The “parasocial relationship” is a term coined in the 1950s for the strength of feeling that TV viewers had for nightly news anchors or soap stars, who were welcomed into living rooms across the world every night and who became more like an old friend than a remove celebrity. When amplified by the immediacy of mobile phones, Twitter, Facebook and YouTube, a celebrity can often seem like a friend – with all the falling outs and rivalries that ensue. “On social media, the visibility of a celebrity's will to act or the perception of it is key,” says Nandy.

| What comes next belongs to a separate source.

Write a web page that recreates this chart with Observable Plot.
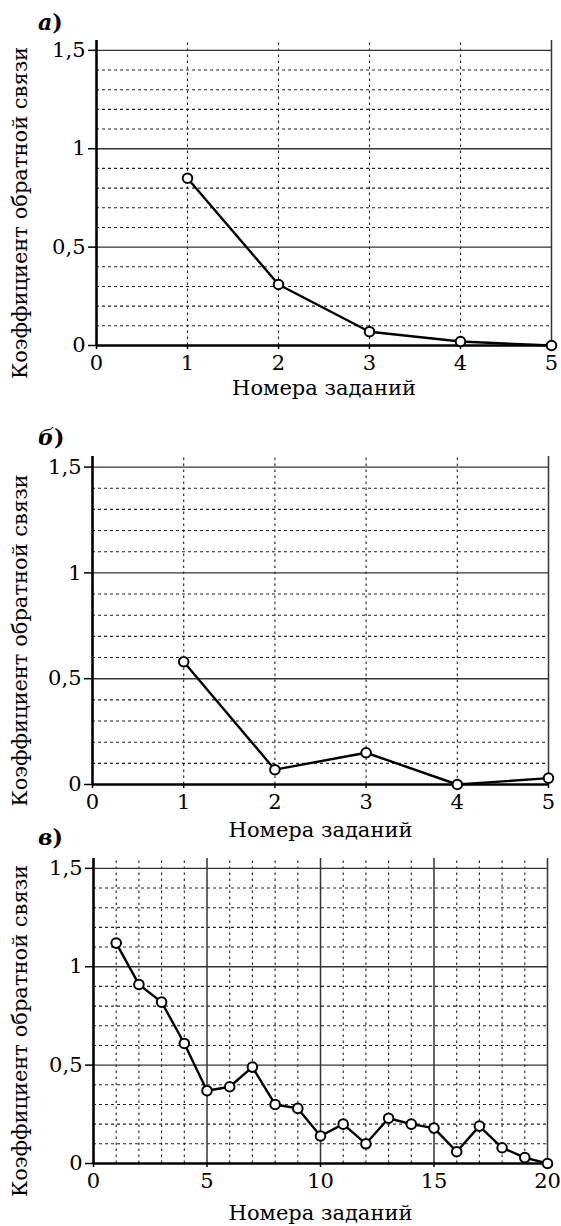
<!DOCTYPE html>
<html><head><meta charset="utf-8">
<script src="https://cdn.jsdelivr.net/npm/d3@7"></script>
<script src="https://cdn.jsdelivr.net/npm/@observablehq/plot@0.6"></script>
<style>
body{margin:0;background:#fff;width:561px;height:1226px;position:relative;overflow:hidden;font-family:"DejaVu Serif",serif;}
.panel{position:absolute;left:0;z-index:1;}
.tag{position:absolute;font-size:22px;font-weight:bold;line-height:26px;z-index:2;}
.tag i{font-style:italic;}
</style></head><body>
<div class="tag" style="top:9px;left:38px"><i>а</i>)</div>
<div id="pa" class="panel" style="top:30px"></div>
<div class="tag" style="top:424px;left:38px"><i>б</i>)</div>
<div id="pb" class="panel" style="top:446px"></div>
<div class="tag" style="top:824px;left:38px"><i>в</i>)</div>
<div id="pc" class="panel" style="top:848px"></div>
<script>
const xLabel = "Номера заданий";
const yLabel = "Коэффициент обратной связи";
const yTicks = [0, 0.5, 1, 1.5];
const yTickLabels = ["0", "0,5", "1", "1,5"];
const majorY = [0.5, 1, 1.5];
const minorY = [0.1, 0.2, 0.3, 0.4, 0.6, 0.7, 0.8, 0.9, 1.1, 1.2, 1.3, 1.4];

const tasksA = [1, 2, 3, 4, 5];
const valuesA = [0.85, 0.31, 0.07, 0.02, 0];
const tasksB = [1, 2, 3, 4, 5];
const valuesB = [0.58, 0.07, 0.15, 0, 0.03];
const tasksC = [1, 2, 3, 4, 5, 6, 7, 8, 9, 10, 11, 12, 13, 14, 15, 16, 17, 18, 19, 20];
const valuesC = [1.12, 0.91, 0.82, 0.61, 0.37, 0.39, 0.49, 0.30, 0.28, 0.14, 0.20, 0.10, 0.23, 0.20, 0.18, 0.06, 0.19, 0.08, 0.03, 0];

const xTicksAB = [0, 1, 2, 3, 4, 5];
const minorXAB = [1, 2, 3, 4];
const majorXAB = [5];
const xTicksC = [0, 5, 10, 15, 20];
const minorXC = [1, 2, 3, 4, 6, 7, 8, 9, 11, 12, 13, 14, 16, 17, 18, 19];
const majorXC = [5, 10, 15, 20];

const yTop = 1.55;

function panel(el, tasks, values, o) {
  const data = tasks.map((t, i) => ({task: t, value: values[i]}));
  const chart = Plot.plot({
    width: 561,
    height: 10 + o.frameH + o.marginBottom,
    marginTop: 10,
    marginLeft: o.marginLeft,
    marginRight: o.marginRight,
    marginBottom: o.marginBottom,
    x: {domain: [0, o.xMax]},
    y: {domain: [0, yTop]},
    style: {fontFamily: "'DejaVu Serif', serif", fontSize: "21px", color: "black", background: "transparent"},
    marks: [
      Plot.ruleY(minorY, {x1: 0, x2: o.xMax, stroke: "#222", strokeWidth: 1.1, strokeDasharray: "3,3"}),
      Plot.ruleX(o.minorX, {y1: 0, y2: yTop, stroke: "#222", strokeWidth: 1.1, strokeDasharray: "2.5,3.5"}),
      Plot.ruleY(majorY, {x1: 0, x2: o.xMax, stroke: "#333", strokeWidth: 1.4}),
      Plot.ruleX(o.majorX, {y1: 0, y2: yTop, stroke: "#333", strokeWidth: 1.5}),
      Plot.ruleX([0], {y1: 0, y2: yTop, stroke: "black", strokeWidth: 2.6}),
      Plot.ruleY([0], {x1: 0, x2: o.xMax, stroke: "black", strokeWidth: 2.6}),
      Plot.axisY({ticks: yTicks, tickFormat: d => yTickLabels[yTicks.indexOf(d)], tickSize: 8, tickPadding: 3, strokeWidth: 1.5, label: null, fontSize: 21}),
      Plot.axisX({ticks: o.xTicks, tickFormat: d => String(d), tickSize: 4, tickPadding: 6, strokeWidth: 1.5, label: null, fontSize: 21}),
      Plot.line(data, {x: "task", y: "value", stroke: "black", strokeWidth: 2.4}),
      Plot.dot(data, {x: "task", y: "value", r: 4.8, fill: "white", stroke: "black", strokeWidth: 2}),
      Plot.text([xLabel], {frameAnchor: "bottom", dy: o.xLabelDy, lineAnchor: "middle", textAnchor: "middle", fontSize: 21}),
      Plot.text([yLabel], {frameAnchor: "left", rotate: -90, dx: o.yLabelDx, dy: 20, lineAnchor: "middle", textAnchor: "middle", fontSize: 21})
    ]
  });
  document.getElementById(el).appendChild(chart);
}

panel("pa", tasksA, valuesA, {xMax: 5, xTicks: xTicksAB, minorX: minorXAB, majorX: majorXAB, marginLeft: 96, marginRight: 10, frameH: 305, marginBottom: 55, xLabelDy: 43, yLabelDx: -76});
panel("pb", tasksB, valuesB, {xMax: 5, xTicks: xTicksAB, minorX: minorXAB, majorX: majorXAB, marginLeft: 92, marginRight: 13, frameH: 328, marginBottom: 58, xLabelDy: 46, yLabelDx: -72});
panel("pc", tasksC, valuesC, {xMax: 20, xTicks: xTicksC, minorX: minorXC, majorX: majorXC, marginLeft: 93, marginRight: 14, frameH: 305, marginBottom: 63, xLabelDy: 50, yLabelDx: -73});
</script>
</body></html>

“Accessibility changed with prolific use of social media such as Twitter whereas there was much gatekeeping in the past - there was a barrier to direct communication with celebrities due in inaccessibility of their agents, managers and publicists,” she adds. “While they still play a role, celebrities have much control in negotiating their authenticity using their social media platforms.”
At the same time, fans feel ownership over their favourites, and any misstep can be fatal if not quickly rectified. “There is no go-to manual” for how to interact with your fans on social media, says Prins. “Celebrities seem to take very different approaches to social media. Beyoncé, for example, barely engages, while Ariana Grande and Taylor Swift are both deeply invested in engaging with fans. They often retweet, reblog or repost statements by fans on Instagram, Twitter and Tumblr.”
But the issue works both ways. Celebrities need to be aware not only of the power of their fans, and their ability to “cancel” their existence through collective action, but also the power their wield as a social media presence, and the ferocity with which some of their fans are willing to defend them. Accidentally turning the collective ire of your audience onto someone who has misjudged the boundaries between fandom and friendship can ruin lives.
Nonetheless, there is still a hierarchy in fandom. Though the person who originally raised the ire of Grande has since locked her account – her final public pronouncement being “she hates me” – there are indications she had a large following on Twitter. “A large following might point to ‘elite fandom’ status, which means a fan who is also followed by many other fans,” says Prins. “These people are much more likely to get a response than a fan account with less than 1,000 followers.”
Grande managed to smooth over the conflict with her fan, and theoretically stop the storm. “Naw I love you,” she responded. “Just exhausting seeing people talk. Love u to the moon n back.” And just like that, order was restored.